DRGON (pronounced as 'Dragon') is a Distributed Registry of GISystems Over a Network. DRGON collects a registry geoCML deployments over the internet (or an intranet, if you prefer). Using a simple REST API, you can easily query DRGON to find the perfect dataset. A public registry is hosted at https://drgon.geocml.com, but you may also self host a DRGON instance, depending on your needs.

Quickstart Guide

Before interacting with DRGON, you must first have a hosted geoCML deployment with a properly configured geoCML Server Portal. Next, register for an API key via a POST request to <DRGON_HOST>/apikey; You must provide an email address in the request body. Copy your API key to a safe place, you will only be able to view it once!

On your deployment’s server machine, add the following values to your .env file:

  1. DRGON_HOST: the host URL of the DRGON instance you want to use (Do not include trailing slash)

  2. DRGON_API_KEY: your DRGON API key

  3. GEOCML_DEPLOYMENT_HOST: the domain name of your hosted geoCML instance

Rebuild your geoCML deployment, and restart your instance. After about a minute of up-time, geoCML Task Scheduler will ping DRGON and automatically register your deployment.

Self Hosting a DRGON Instance

You can host your own dedicated DRGON instance with a few simple steps:

  1. Clone the geoCML source code from github.com/geocml/drgon

  2. Open a terminal and cd into the source code directory

  3. Copy .env.example into a new file called .env

  4. Update your .env to include your deployment specific configuration variables

  5. Run sh build.sh to build DRGON service images on your machine.

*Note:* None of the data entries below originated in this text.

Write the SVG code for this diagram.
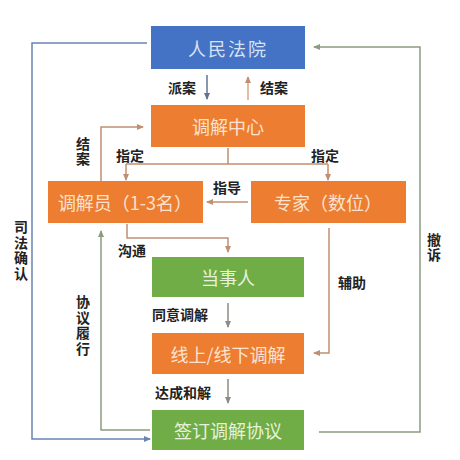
<svg xmlns="http://www.w3.org/2000/svg" width="460" height="460" viewBox="0 0 460 460">
<style>
.bt{font-family:"Noto Sans CJK SC","Noto Sans",sans-serif;font-size:18px;text-anchor:middle;dominant-baseline:central}
.lb{font-family:"Noto Sans CJK SC","Noto Sans",sans-serif;font-size:14px;font-weight:bold;fill:#222;text-anchor:middle;dominant-baseline:central}
.v{writing-mode:vertical-rl;text-orientation:upright;letter-spacing:1.5px}
.c{fill:none;stroke-width:1.5}
</style>
<defs>
<marker id="aB" markerWidth="7" markerHeight="6" refX="6" refY="3" orient="auto" markerUnits="userSpaceOnUse"><path d="M0,0L7,3L0,6z" fill="#5f7596"/></marker>
<marker id="aO" markerWidth="7" markerHeight="6" refX="6" refY="3" orient="auto" markerUnits="userSpaceOnUse"><path d="M0,0L7,3L0,6z" fill="#c08f72"/></marker>
<marker id="aG" markerWidth="7" markerHeight="6" refX="6" refY="3" orient="auto" markerUnits="userSpaceOnUse"><path d="M0,0L7,3L0,6z" fill="#8b9c80"/></marker>
<marker id="aL" markerWidth="7" markerHeight="6" refX="6" refY="3" orient="auto" markerUnits="userSpaceOnUse"><path d="M0,0L7,3L0,6z" fill="#6a84b0"/></marker>
<marker id="aY" markerWidth="7" markerHeight="6" refX="6" refY="3" orient="auto" markerUnits="userSpaceOnUse"><path d="M0,0L7,3L0,6z" fill="#8f8a84"/></marker>
</defs>
<rect width="460" height="460" fill="#fff"/>
<g id="connectors">
<path class="c" d="M207,75V99" stroke="#5f7596" marker-end="url(#aB)"/>
<path class="c" d="M248,100V77" stroke="#d8a684" marker-end="url(#aO)"/>
<path class="c" d="M228,148V164M126,164H328" stroke="#c08f72"/>
<path class="c" d="M126,164V180" stroke="#c08f72" marker-end="url(#aO)"/>
<path class="c" d="M328,164V180" stroke="#c08f72" marker-end="url(#aO)"/>
<path class="c" d="M248,202H207" stroke="#c08f72" marker-end="url(#aO)"/>
<path class="c" d="M101,181V127H143" stroke="#c08f72" marker-end="url(#aO)"/>
<path class="c" d="M127,224V238H228V252" stroke="#c08f72" marker-end="url(#aO)"/>
<path class="c" d="M329,228V353H314" stroke="#c08f72" marker-end="url(#aO)"/>
<path class="c" d="M228,303V327" stroke="#8f8a84" marker-end="url(#aY)"/>
<path class="c" d="M228,379V403" stroke="#8f8a84" marker-end="url(#aY)"/>
<path class="c" d="M147,43H32V439H150" stroke="#6a84b0" marker-end="url(#aL)"/>
<path class="c" d="M150,430H101V231" stroke="#8b9c80" marker-end="url(#aG)"/>
<path class="c" d="M319,432H420V47H314" stroke="#8b9c80" marker-end="url(#aG)"/>
</g>
<g id="court"><rect x="151" y="26" width="154" height="43" fill="#4472c4"/><text class="bt" x="228" y="48" fill="#d6e2f6" font-size="19" letter-spacing="2">人民法院</text></g>
<g id="center"><rect x="151" y="105" width="154" height="42" fill="#ed7d31"/><text class="bt" x="228" y="126" fill="#fbe3cf">调解中心</text></g>
<g id="mediator"><rect x="48" y="181" width="155" height="42" fill="#ed7d31"/><text class="bt" x="125" y="202" fill="#fbe3cf" font-size="17">调解员（1-3名）</text></g>
<g id="expert"><rect x="251" y="181" width="155" height="42" fill="#ed7d31"/><text class="bt" x="328" y="202" fill="#fbe3cf">专家（数位）</text></g>
<g id="party"><rect x="152" y="257" width="152" height="40" fill="#70ad47"/><text class="bt" x="228" y="277" fill="#e6f2dc">当事人</text></g>
<g id="mediation"><rect x="152" y="333" width="152" height="41" fill="#ed7d31"/><text class="bt" x="228" y="353.5" fill="#fbe3cf">线上/线下调解</text></g>
<g id="agreement"><rect x="152" y="410" width="152" height="40" fill="#70ad47"/><text class="bt" x="228" y="430" fill="#e6f2dc">签订调解协议</text></g>
<g id="labels">
<text class="lb" x="182" y="87">派案</text>
<text class="lb" x="274" y="87">结案</text>
<text class="lb" x="130" y="155">指定</text>
<text class="lb" x="325" y="155">指定</text>
<text class="lb" x="227" y="187">指导</text>
<text class="lb" x="132" y="250">沟通</text>
<text class="lb" x="352" y="282">辅助</text>
<text class="lb" x="180" y="314">同意调解</text>
<text class="lb" x="183" y="392">达成和解</text>
<text class="lb v" x="83" y="152">结案</text>
<text class="lb v" x="21" y="251">司法确认</text>
<text class="lb v" x="434" y="248">撤诉</text>
<text class="lb v" x="83" y="326">协议履行</text>
</g>
</svg>
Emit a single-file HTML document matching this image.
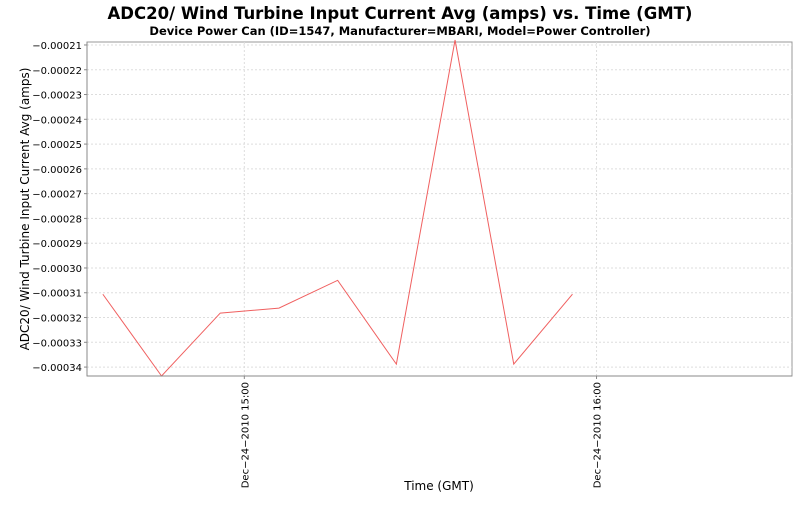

  6. Run docker network create drgon-network

  7. Run sh start.sh to bring up the instance.

API Reference

Endpoint

Method

Request Body

Description

apikey/

POST

{ email: "me@example.com" }

Requests an API key necessary for registering your geoCML deployment with DRGON. This key is 100% free, forever.

registry/

GET

None

Requests a registry containing all geoCML deployments known to DRGON.

registry/

POST

{ key: "YOUR_API_KEY", title: "DEPLOYMENT TITLE", description: "DEPLOYMENT DESCRIPTION", owner: "OWNER NAME", tags: "TAG,TAG,TAG" }

Requests that a hosted geoCML Deployment be registered with DRGON.

recommendations/

GET

?tags=TAG,TAG,TAG&limit=999

Requests DRGON for recommended datasets based on the provided tags.

Moderating DRGON

Whoever hosts a DRGON instance is free to moderate their registry however they wish. DRGON automatically moderates deployments containing banned words (e.g. offensive words), however manual review and moderation of deployments in your registry is highly recommended.

The DRGON development team recommends that you prevent users from abusing your registry, either by uploading duplicate datasets, or by registering non-geoCML deployments. If a user is abusing your registry, you can revoke their API key within the drgon-postgres service database.